Equally fluid is Nebulae, Stephen Andrew Taylor’s music-and-video
celebration of “things [the harp] can’t do in the real world…the long, drifting
sounds I was imagining reminded me of photographs of nebulas, giant dust clouds
in deep space – so vivid and luminous, but impossibly distant and vast at the
same time”. Yet “the drifting, changing
shapes on the screen are partially controlled by the movement of the harpist’s
hands playing the piece”, so the dialogue with human musicianship
continues.
Good music is many things, containing among them an interrogative rigour, a powerful
architecture deeply to explore. Michael
Alcorn’s Psallo (a WHC world premiere) is meticulously thought out,
taking as its focal point a fascination with gesture (the interaction of the
player with the surface of the instrument), and the greek title’s myriad
translations as to pluck, pull, twitch, play a stringed instrument with one’s
fingers, or to sing to a harp accompaniment.
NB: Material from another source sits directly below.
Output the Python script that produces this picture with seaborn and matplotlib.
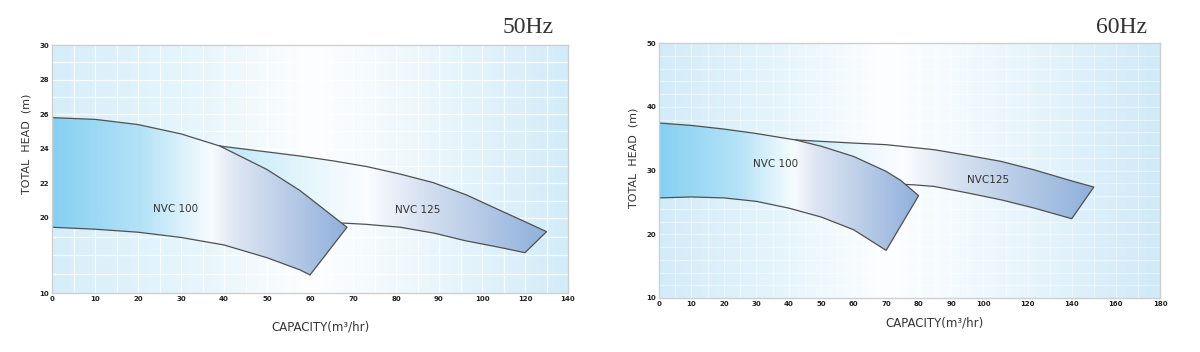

The music builds up a soundscape as it goes along, so noises recur like
revisited landmarks, growing familiar.
Just as an undisciplined performance is unsatisfying (not that there was
anything but wonderful professionalism from Ann Yeung and Mercedes
Gomez), no amount of intellectual dissection will make music out of sound
without a fundamental rhythmic drive, and an emotional content. Without these, the music won't work – as we
saw in the final piece of the concert. Apparently it was an exploration of chromaticism based on the pitches of
the harmonic series audible on amplified instruments - all I know is six
harpists had to hold electric toothbrushes on their soundboards and buzz loudly. Why?